** Start of SUPPLIED DATA **
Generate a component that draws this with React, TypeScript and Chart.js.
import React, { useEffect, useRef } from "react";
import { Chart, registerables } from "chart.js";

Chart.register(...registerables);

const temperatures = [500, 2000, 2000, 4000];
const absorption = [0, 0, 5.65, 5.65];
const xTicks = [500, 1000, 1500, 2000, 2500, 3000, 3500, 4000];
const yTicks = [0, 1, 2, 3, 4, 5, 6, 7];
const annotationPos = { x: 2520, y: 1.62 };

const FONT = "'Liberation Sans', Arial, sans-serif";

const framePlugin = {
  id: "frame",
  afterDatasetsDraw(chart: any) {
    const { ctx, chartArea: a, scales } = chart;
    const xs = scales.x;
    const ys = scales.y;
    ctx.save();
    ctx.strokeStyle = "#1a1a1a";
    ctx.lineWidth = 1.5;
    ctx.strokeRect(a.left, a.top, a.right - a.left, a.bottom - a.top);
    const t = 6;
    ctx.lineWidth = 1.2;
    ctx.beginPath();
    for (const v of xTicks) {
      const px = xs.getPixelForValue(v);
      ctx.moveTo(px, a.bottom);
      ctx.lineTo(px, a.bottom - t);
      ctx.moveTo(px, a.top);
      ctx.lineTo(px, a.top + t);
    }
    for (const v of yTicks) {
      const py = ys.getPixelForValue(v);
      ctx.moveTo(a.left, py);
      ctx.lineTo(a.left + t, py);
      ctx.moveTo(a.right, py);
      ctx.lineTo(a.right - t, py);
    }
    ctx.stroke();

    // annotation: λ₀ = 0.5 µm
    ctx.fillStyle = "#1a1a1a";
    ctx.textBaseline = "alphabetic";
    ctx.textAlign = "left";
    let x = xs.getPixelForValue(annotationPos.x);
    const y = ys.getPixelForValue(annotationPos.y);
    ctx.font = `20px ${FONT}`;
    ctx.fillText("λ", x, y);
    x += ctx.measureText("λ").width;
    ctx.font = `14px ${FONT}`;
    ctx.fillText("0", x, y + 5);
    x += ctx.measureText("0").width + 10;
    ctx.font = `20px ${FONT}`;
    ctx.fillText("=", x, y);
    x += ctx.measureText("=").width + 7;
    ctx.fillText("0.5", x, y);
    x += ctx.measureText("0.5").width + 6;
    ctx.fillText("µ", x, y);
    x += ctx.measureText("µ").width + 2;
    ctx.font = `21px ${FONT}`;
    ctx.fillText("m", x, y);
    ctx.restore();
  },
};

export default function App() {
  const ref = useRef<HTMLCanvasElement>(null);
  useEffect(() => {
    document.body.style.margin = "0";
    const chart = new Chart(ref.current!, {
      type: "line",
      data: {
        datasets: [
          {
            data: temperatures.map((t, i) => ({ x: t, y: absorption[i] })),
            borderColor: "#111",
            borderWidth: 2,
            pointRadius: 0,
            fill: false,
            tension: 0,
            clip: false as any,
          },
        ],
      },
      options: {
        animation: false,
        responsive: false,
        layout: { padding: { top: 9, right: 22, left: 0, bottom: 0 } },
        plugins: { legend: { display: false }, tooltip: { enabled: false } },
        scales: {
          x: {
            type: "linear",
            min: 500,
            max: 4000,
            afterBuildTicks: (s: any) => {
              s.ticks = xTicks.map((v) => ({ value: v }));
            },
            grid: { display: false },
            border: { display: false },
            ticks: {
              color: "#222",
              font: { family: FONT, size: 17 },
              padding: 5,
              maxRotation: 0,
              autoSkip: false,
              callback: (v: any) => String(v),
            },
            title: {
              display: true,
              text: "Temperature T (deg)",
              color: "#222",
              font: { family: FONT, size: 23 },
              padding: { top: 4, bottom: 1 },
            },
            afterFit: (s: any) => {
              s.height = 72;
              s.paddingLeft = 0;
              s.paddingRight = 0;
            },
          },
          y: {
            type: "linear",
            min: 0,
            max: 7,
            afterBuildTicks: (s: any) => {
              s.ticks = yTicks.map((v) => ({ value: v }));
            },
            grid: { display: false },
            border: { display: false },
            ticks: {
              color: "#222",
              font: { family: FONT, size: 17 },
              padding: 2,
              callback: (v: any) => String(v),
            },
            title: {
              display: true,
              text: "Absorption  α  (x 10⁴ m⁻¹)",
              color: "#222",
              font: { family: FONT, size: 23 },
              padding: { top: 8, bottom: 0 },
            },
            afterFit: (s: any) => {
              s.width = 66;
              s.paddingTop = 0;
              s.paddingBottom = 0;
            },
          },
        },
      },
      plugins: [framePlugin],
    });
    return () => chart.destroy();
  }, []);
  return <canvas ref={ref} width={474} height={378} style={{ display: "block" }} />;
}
** End of SUPPLIED DATA **
▸ **CHALLENGE**:
Extract all lines as given.

▸ **RESULT**:
Generate a component that draws this with React, TypeScript and Chart.js.
import React, { useEffect, useRef } from "react";
import { Chart, registerables } from "chart.js";

Chart.register(...registerables);

const temperatures = [500, 2000, 2000, 4000];
const absorption = [0, 0, 5.65, 5.65];
const xTicks = [500, 1000, 1500, 2000, 2500, 3000, 3500, 4000];
const yTicks = [0, 1, 2, 3, 4, 5, 6, 7];
const annotationPos = { x: 2520, y: 1.62 };

const FONT = "'Liberation Sans', Arial, sans-serif";

const framePlugin = {
  id: "frame",
  afterDatasetsDraw(chart: any) {
    const { ctx, chartArea: a, scales } = chart;
    const xs = scales.x;
    const ys = scales.y;
    ctx.save();
    ctx.strokeStyle = "#1a1a1a";
    ctx.lineWidth = 1.5;
    ctx.strokeRect(a.left, a.top, a.right - a.left, a.bottom - a.top);
    const t = 6;
    ctx.lineWidth = 1.2;
    ctx.beginPath();
    for (const v of xTicks) {
      const px = xs.getPixelForValue(v);
      ctx.moveTo(px, a.bottom);
      ctx.lineTo(px, a.bottom - t);
      ctx.moveTo(px, a.top);
      ctx.lineTo(px, a.top + t);
    }
    for (const v of yTicks) {
      const py = ys.getPixelForValue(v);
      ctx.moveTo(a.left, py);
      ctx.lineTo(a.left + t, py);
      ctx.moveTo(a.right, py);
      ctx.lineTo(a.right - t, py);
    }
    ctx.stroke();

    // annotation: λ₀ = 0.5 µm
    ctx.fillStyle = "#1a1a1a";
    ctx.textBaseline = "alphabetic";
    ctx.textAlign = "left";
    let x = xs.getPixelForValue(annotationPos.x);
    const y = ys.getPixelForValue(annotationPos.y);
    ctx.font = `20px ${FONT}`;
    ctx.fillText("λ", x, y);
    x += ctx.measureText("λ").width;
    ctx.font = `14px ${FONT}`;
    ctx.fillText("0", x, y + 5);
    x += ctx.measureText("0").width + 10;
    ctx.font = `20px ${FONT}`;
    ctx.fillText("=", x, y);
    x += ctx.measureText("=").width + 7;
    ctx.fillText("0.5", x, y);
    x += ctx.measureText("0.5").width + 6;
    ctx.fillText("µ", x, y);
    x += ctx.measureText("µ").width + 2;
    ctx.font = `21px ${FONT}`;
    ctx.fillText("m", x, y);
    ctx.restore();
  },
};

export default function App() {
  const ref = useRef<HTMLCanvasElement>(null);
  useEffect(() => {
    document.body.style.margin = "0";
    const chart = new Chart(ref.current!, {
      type: "line",
      data: {
        datasets: [
          {
            data: temperatures.map((t, i) => ({ x: t, y: absorption[i] })),
            borderColor: "#111",
            borderWidth: 2,
            pointRadius: 0,
            fill: false,
            tension: 0,
            clip: false as any,
          },
        ],
      },
      options: {
        animation: false,
        responsive: false,
        layout: { padding: { top: 9, right: 22, left: 0, bottom: 0 } },
        plugins: { legend: { display: false }, tooltip: { enabled: false } },
        scales: {
          x: {
            type: "linear",
            min: 500,
            max: 4000,
            afterBuildTicks: (s: any) => {
              s.ticks = xTicks.map((v) => ({ value: v }));
            },
            grid: { display: false },
            border: { display: false },
            ticks: {
              color: "#222",
              font: { family: FONT, size: 17 },
              padding: 5,
              maxRotation: 0,
              autoSkip: false,
              callback: (v: any) => String(v),
            },
            title: {
              display: true,
              text: "Temperature T (deg)",
              color: "#222",
              font: { family: FONT, size: 23 },
              padding: { top: 4, bottom: 1 },
            },
            afterFit: (s: any) => {
              s.height = 72;
              s.paddingLeft = 0;
              s.paddingRight = 0;
            },
          },
          y: {
            type: "linear",
            min: 0,
            max: 7,
            afterBuildTicks: (s: any) => {
              s.ticks = yTicks.map((v) => ({ value: v }));
            },
            grid: { display: false },
            border: { display: false },
            ticks: {
              color: "#222",
              font: { family: FONT, size: 17 },
              padding: 2,
              callback: (v: any) => String(v),
            },
            title: {
              display: true,
              text: "Absorption  α  (x 10⁴ m⁻¹)",
              color: "#222",
              font: { family: FONT, size: 23 },
              padding: { top: 8, bottom: 0 },
            },
            afterFit: (s: any) => {
              s.width = 66;
              s.paddingTop = 0;
              s.paddingBottom = 0;
            },
          },
        },
      },
      plugins: [framePlugin],
    });
    return () => chart.destroy();
  }, []);
  return <canvas ref={ref} width={474} height={378} style={{ display: "block" }} />;
}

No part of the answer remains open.